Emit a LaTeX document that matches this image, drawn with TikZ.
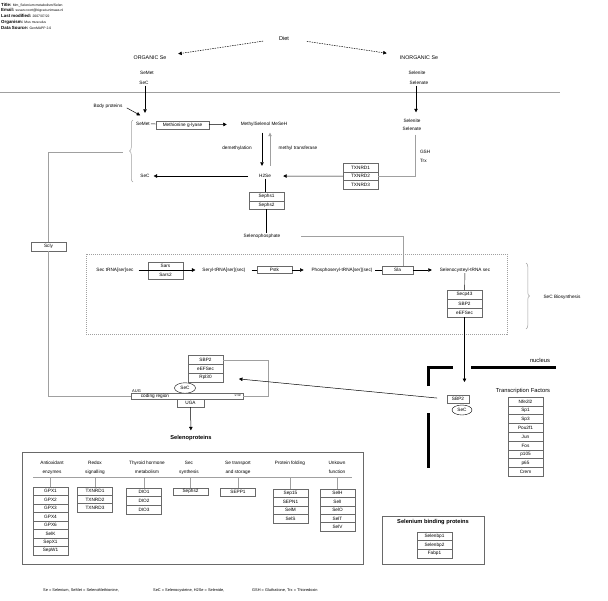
\documentclass[tikz,border=0pt]{standalone}
\usepackage{fontspec}
\setmainfont{Liberation Sans}
\usetikzlibrary{arrows.meta,positioning,shapes.geometric,decorations.pathreplacing}
\definecolor{linegray}{RGB}{160,160,160}
\definecolor{boxgray}{RGB}{105,105,105}
\newcommand{\hlab}[1]{{\fontsize{4.4}{5}\selectfont\bfseries #1}}

\begin{document}
\begin{tikzpicture}[x=1pt, y=-1pt, every node/.style={font=\fontsize{4.7}{5.6}\selectfont, inner sep=0.8pt},
  box/.style={draw=boxgray, fill=white, minimum width=35pt, minimum height=8.6pt, inner sep=0pt, outer sep=0pt},
  oval/.style={draw, ellipse, minimum width=21pt, minimum height=10.5pt, inner sep=0pt},
  big/.style={font=\fontsize{5.3}{6}\selectfont},
  cat/.style={align=center, font=\fontsize{4.7}{9}\selectfont},
  hdr/.style={font=\fontsize{3.4}{4}\selectfont, anchor=west, inner sep=0pt},
  note/.style={font=\fontsize{3.9}{4.5}\selectfont, anchor=west, inner sep=0pt},
  arr/.style={-{Triangle[length=3.5pt,width=3.5pt]}, line width=0.5pt},
  darr/.style={arr, dash pattern=on 1.5pt off 1pt},
  gline/.style={draw=linegray, line width=0.5pt},
  brc/.style={draw=linegray, line width=0.5pt, decorate, decoration={brace, amplitude=3.5pt}},
  wall/.style={line width=3pt}]
\useasboundingbox (0,0) rectangle (608,600);

% header
\node[hdr] (title) at (1,5) {\hlab{Title:} Mm\_Selenium metabolism/Selen};
\node[hdr] (email) at (1,10.5) {\hlab{Email:} susan.coort@bigcat.unimaas.nl};
\node[hdr] (modified) at (1,16) {\hlab{Last modified:} 2007/07/22};
\node[hdr] (organism) at (1,22) {\hlab{Organism:} Mus musculus};
\node[hdr] (source) at (1,27.5) {\hlab{Data Source:} GenMAPP 2.0};

% diet
\node[big, font=\fontsize{5.6}{6}\selectfont] (diet) at (284,38) {Diet};
\node[big] (org) at (150,58) {ORGANIC Se};
\node[big] (inorg) at (419,58) {INORGANIC Se};
\draw[darr, shorten <=15pt, shorten >=11pt] (diet) -- (org);
\draw[darr, shorten <=17pt, shorten >=13pt] (diet) -- (inorg);
\node (orgsemet) at (147,73) {SeMet};
\node (orgsec) at (144,83) {SeC};
\node (selenite) at (417,73) {Selenite};
\node (selenate) at (419,83) {Selenate};
\draw[linegray, line width=0.5pt] (0,92) -- (560,92);

% methylation
\node (body) at (108,106) {Body proteins};
\node (semet) at (143,123.5) {SeMet};
\node[box, minimum width=53pt, minimum height=8pt] (mgl) at (182.5,125) {Methionine g-lyase};
\node (msh) at (264,124) {MethylSelenol MeSeH};
\node (demeth) at (237,148) {demethylation};
\node (mtrans) at (298,148) {methyl transferase};
\node (sec) at (145,176) {SeC};
\node (h2se) at (265,176) {H2Se};
\node (selenite2) at (412,121) {Selenite};
\node (selenate2) at (412,129) {Selenate};
\node[anchor=west] (gsh) at (419,152) {GSH};
\node[anchor=west] (trx) at (419,161) {Trx};
\node[box, minimum height=8.7pt] (txnrd1) at (360.5,167.5) {TXNRD1};
\node[box, minimum height=8.7pt, below=0pt of txnrd1] (txnrd2) {TXNRD2};
\node[box, minimum height=8.7pt, below=0pt of txnrd2] (txnrd3) {TXNRD3};
\node[box, minimum height=8.5pt] (sephs1) at (266.5,196.5) {Sephs1};
\node[box, minimum height=8.5pt, below=0pt of sephs1] (sephs2) {Sephs2};
\node (sephos) at (262,236) {Selenophosphate};
\draw[arr, shorten >=8pt] ([xshift=1pt]orgsec.south) -- ([xshift=2pt]semet.north);
\draw[arr, shorten >=6pt] ([xshift=-3pt]selenate.south) -- ([xshift=4pt]selenite2.north);
\draw[arr, shorten <=4pt] (body.east) -- ([xshift=5pt,yshift=5.5pt]semet.north west);
\draw (semet) -- (mgl); \draw[arr, shorten >=13pt] (mgl) -- (msh);
\draw[arr, shorten <=5.5pt, shorten >=7.5pt] ([xshift=-2pt]msh.south) -- ([xshift=-3pt]h2se.north);
\draw[arr, linegray, shorten <=7.5pt, shorten >=5.5pt] ([xshift=5pt]h2se.north) -- ([xshift=6pt]msh.south);
\draw[arr, shorten <=10pt, shorten >=3pt] (h2se) -- (sec);
\draw[arr, shorten >=11.3pt] (txnrd2) -- (h2se);
\draw[gline, shorten <=3pt] ([xshift=3pt]selenate2.south) |- (txnrd2.east);
\draw (h2se.south) -- (h2se.south |- sephs1.north);
\draw (sephs2.south) -- (sephs2.south |- sephos.north);
\draw[brc] (133,182) -- (133,120);
\coordinate (bracetip) at (123,152);

% SeC biosynthesis
\node[box, minimum height=8.7pt] (scly) at (48.5,246.5) {Scly};
\draw[linegray, dash pattern=on 1pt off 1pt, line width=0.5pt] (86,254) rectangle (507,334);
\node (sectrna) at (115,270) {Sec tRNA[ser]sec};
\node[box, minimum height=8.5pt] (sars) at (165.5,266) {Sars};
\node[box, minimum height=8.5pt, below=0pt of sars] (sars2) {Sars2};
\node (seryl) at (224,270) {Seryl-tRNA[ser](sec)};
\node[box, minimum height=7pt] (pstk) at (274.5,270) {Pstk};
\node (phospho) at (342,270) {Phosphoseryl-tRNA[ser](sec)};
\node[box, minimum width=31pt, minimum height=8pt] (sla) at (397.5,270) {Sla};
\node (seltrna) at (465,270) {Selenocysteyl-tRNA sec};
\node[box, minimum height=9pt] (secp43) at (464.5,294.5) {Secp43};
\node[box, minimum height=9pt, below=0pt of secp43] (sbp2) {SBP2};
\node[box, minimum height=9pt, below=0pt of sbp2] (eefsec) {eEFSec};
\draw[arr, shorten <=4pt, shorten >=6pt] (sectrna.east) -- (seryl.west);
\draw[shorten <=5pt] (seryl) -- (pstk); \draw[arr, shorten >=7pt] (pstk) -- (phospho);
\draw[shorten <=2pt] (phospho) -- (sla); \draw[arr, shorten >=7pt] (sla) -- (seltrna);
\draw (seltrna) -- (secp43);
\draw[gline, shorten <=20pt] (sephos.east) -| ([xshift=5.5pt]sla.north);
\draw[brc] (526,263) -- (526,329);
\node (secbio) at (562,297) {SeC Biosynthesis};

% translation
\node[box, minimum height=8.7pt] (sbp2c) at (205.5,360) {SBP2};
\node[box, minimum height=8.7pt, below=0pt of sbp2c] (eefsecc) {eEFSec};
\node[box, minimum height=8.7pt, below=0pt of eefsecc] (rpl30) {Rpl30};
\node[oval] (secc) at (185,388) {SeC};
\node[draw=boxgray, minimum width=112pt, minimum height=6pt, inner sep=0pt] (coding) at (187,396) {};
\node (codtxt) at (155,396) {coding region};
\node[font=\fontsize{2.5}{3}\selectfont] (stop) at (238,396) {STOP};
\node[anchor=west, inner sep=0pt, font=\fontsize{4}{4.5}\selectfont] (aug) at (132,391) {AUG};
\node[box, minimum width=27pt, minimum height=8pt] (uga) at (190.5,403) {UGA};
\node[font=\fontsize{5.7}{6}\selectfont\bfseries] (selprot) at (191,438) {Selenoproteins};
\draw[gline] (sbp2c.east) -- ++(45,0) |- (coding.east);
\draw[gline] (bracetip) -| (scly.north);
\draw[gline] (scly.south) |- (coding.west);
\draw[arr, shorten >=4pt] (uga) -- (selprot);

% nucleus
\draw[wall] (428,386) -- (428,367) -- (453,367);
\draw[wall] (471,367) -- (556,367);
\draw[wall] (428,413) -- (428,468);
\node[font=\fontsize{5.8}{6}\selectfont] (nucleus) at (540,360) {nucleus};
\node[box, minimum width=22pt, minimum height=8pt] (sbp2n) at (458,399) {SBP2};
\node[oval, minimum width=20pt, minimum height=10pt] (secn) at (462,410) {SeC};
\draw[arr, shorten >=13pt] (eefsec.south) -- (eefsec.south |- sbp2n.north);
\draw[arr, shorten <=10pt, shorten >=16pt] (sbp2n.west) -- (rpl30.east);
\node[font=\fontsize{5.8}{6}\selectfont] (tftitle) at (523,391) {Transcription Factors};
\node[box, minimum height=8.8pt] (nfe2l2) at (525.5,401.4) {Nfe2l2};
\node[box, minimum height=8.8pt, below=0pt of nfe2l2] (sp1) {Sp1};
\node[box, minimum height=8.8pt, below=0pt of sp1] (sp3) {Sp3};
\node[box, minimum height=8.8pt, below=0pt of sp3] (pou2f1) {Pou2f1};
\node[box, minimum height=8.8pt, below=0pt of pou2f1] (jun) {Jun};
\node[box, minimum height=8.8pt, below=0pt of jun] (fos) {Fos};
\node[box, minimum height=8.8pt, below=0pt of fos] (p105) {p105};
\node[box, minimum height=8.8pt, below=0pt of p105] (p65) {p65};
\node[box, minimum height=8.8pt, below=0pt of p65] (crem) {Crem};

% selenoproteins
\draw[boxgray, line width=0.5pt] (22,452) rectangle (363,564);
\coordinate (catl) at (33,477); \coordinate (catr) at (352,477);
\draw[gline] (catl) -- (catr);
\node[cat] (antiox) at (52,467.5) {Antioxidant\\enzymes};
\node[cat] (redox) at (95,467.5) {Redox\\signalling};
\node[cat] (thyroid) at (147,467.5) {Thyroid hormone\\metabolism};
\node[cat] (secsyn) at (189,467.5) {Sec\\synthesis};
\node[cat] (setrans) at (238,467.5) {Se transport\\and storage};
\node[cat] (folding) at (290,463) {Protein folding};
\node[cat] (unknown) at (337,467.5) {Unkown\\function};
\node[box, minimum height=8.5pt] (gpx1) at (50.5,491.3) {GPX1};
\node[box, minimum height=8.5pt, below=0pt of gpx1] (gpx2) {GPX2};
\node[box, minimum height=8.5pt, below=0pt of gpx2] (gpx3) {GPX3};
\node[box, minimum height=8.5pt, below=0pt of gpx3] (gpx4) {GPX4};
\node[box, minimum height=8.5pt, below=0pt of gpx4] (gpx6) {GPX6};
\node[box, minimum height=8.5pt, below=0pt of gpx6] (selk) {SelK};
\node[box, minimum height=8.5pt, below=0pt of selk] (sepx1) {SepX1};
\node[box, minimum height=8.5pt, below=0pt of sepx1] (sepw1) {SepW1};
\node[box, minimum height=8.3pt] (redtx1) at (95,491.2) {TXNRD1};
\node[box, minimum height=8.3pt, below=0pt of redtx1] (redtx2) {TXNRD2};
\node[box, minimum height=8.3pt, below=0pt of redtx2] (redtx3) {TXNRD3};
\node[box, minimum height=8.6pt] (dio1) at (144,492.3) {DIO1};
\node[box, minimum height=8.6pt, below=0pt of dio1] (dio2) {DIO2};
\node[box, minimum height=8.6pt, below=0pt of dio2] (dio3) {DIO3};
\node[box, minimum height=7.5pt] (synsephs2) at (190.5,491.7) {Sephs2};
\node[box, minimum height=8pt] (sepp1) at (238,492) {SEPP1};
\node[box, minimum height=8.5pt] (sep15) at (290.5,493.3) {Sep15};
\node[box, minimum height=8.5pt, below=0pt of sep15] (sepn1) {SEPN1};
\node[box, minimum height=8.5pt, below=0pt of sepn1] (selm) {SelM};
\node[box, minimum height=8.5pt, below=0pt of selm] (sels) {SelS};
\node[box, minimum height=8.4pt] (selh) at (337.5,493.2) {SelH};
\node[box, minimum height=8.4pt, below=0pt of selh] (seli) {SelI};
\node[box, minimum height=8.4pt, below=0pt of seli] (selo) {SelO};
\node[box, minimum height=8.4pt, below=0pt of selo] (selt) {SelT};
\node[box, minimum height=8.4pt, below=0pt of selt] (selv) {SelV};
\draw[gline] (gpx1.north) -- (gpx1.north |- catl); \draw[gline] (redtx1.north) -- (redtx1.north |- catl);
\draw[gline] (dio1.north) -- (dio1.north |- catl); \draw[gline] (synsephs2.north) -- (synsephs2.north |- catl);
\draw[gline] (sepp1.north) -- (sepp1.north |- catl); \draw[gline] (sep15.north) -- (sep15.north |- catl);
\draw[gline] (selh.north) -- (selh.north |- catl);

% selenium binding proteins
\draw[boxgray, line width=0.5pt] (382,516) rectangle (484,564);
\node[font=\fontsize{5.7}{6}\selectfont\bfseries] (sbptitle) at (433,522) {Selenium binding proteins};
\node[box, minimum height=8.7pt] (selenbp1) at (434.5,536.3) {Selenbp1};
\node[box, minimum height=8.7pt, below=0pt of selenbp1] (selenbp2) {Selenbp2};
\node[box, minimum height=8.7pt, below=0pt of selenbp2] (fabp1) {Fabp1};

% legend
\node[note] (fn1) at (43,590) {Se = Selenium, SeMet = SelenoMethionine,};
\node[note] (fn2) at (153,590) {SeC = Selenocysteine, H2Se = Selenide,};
\node[note] (fn3) at (252,590) {GSH = Gluthatione, Trx = Thioredoxin};
\end{tikzpicture}
\end{document}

+-------+

Job:
Repeat the lines above, starting at the first and stopping after the line that holds "(0,0) rectangle (608,600);", with the pictures left out.

Completed exercise:
Emit a LaTeX document that matches this image, drawn with TikZ.
\documentclass[tikz,border=0pt]{standalone}
\usepackage{fontspec}
\setmainfont{Liberation Sans}
\usetikzlibrary{arrows.meta,positioning,shapes.geometric,decorations.pathreplacing}
\definecolor{linegray}{RGB}{160,160,160}
\definecolor{boxgray}{RGB}{105,105,105}
\newcommand{\hlab}[1]{{\fontsize{4.4}{5}\selectfont\bfseries #1}}

\begin{document}
\begin{tikzpicture}[x=1pt, y=-1pt, every node/.style={font=\fontsize{4.7}{5.6}\selectfont, inner sep=0.8pt},
  box/.style={draw=boxgray, fill=white, minimum width=35pt, minimum height=8.6pt, inner sep=0pt, outer sep=0pt},
  oval/.style={draw, ellipse, minimum width=21pt, minimum height=10.5pt, inner sep=0pt},
  big/.style={font=\fontsize{5.3}{6}\selectfont},
  cat/.style={align=center, font=\fontsize{4.7}{9}\selectfont},
  hdr/.style={font=\fontsize{3.4}{4}\selectfont, anchor=west, inner sep=0pt},
  note/.style={font=\fontsize{3.9}{4.5}\selectfont, anchor=west, inner sep=0pt},
  arr/.style={-{Triangle[length=3.5pt,width=3.5pt]}, line width=0.5pt},
  darr/.style={arr, dash pattern=on 1.5pt off 1pt},
  gline/.style={draw=linegray, line width=0.5pt},
  brc/.style={draw=linegray, line width=0.5pt, decorate, decoration={brace, amplitude=3.5pt}},
  wall/.style={line width=3pt}]
\useasboundingbox (0,0) rectangle (608,600);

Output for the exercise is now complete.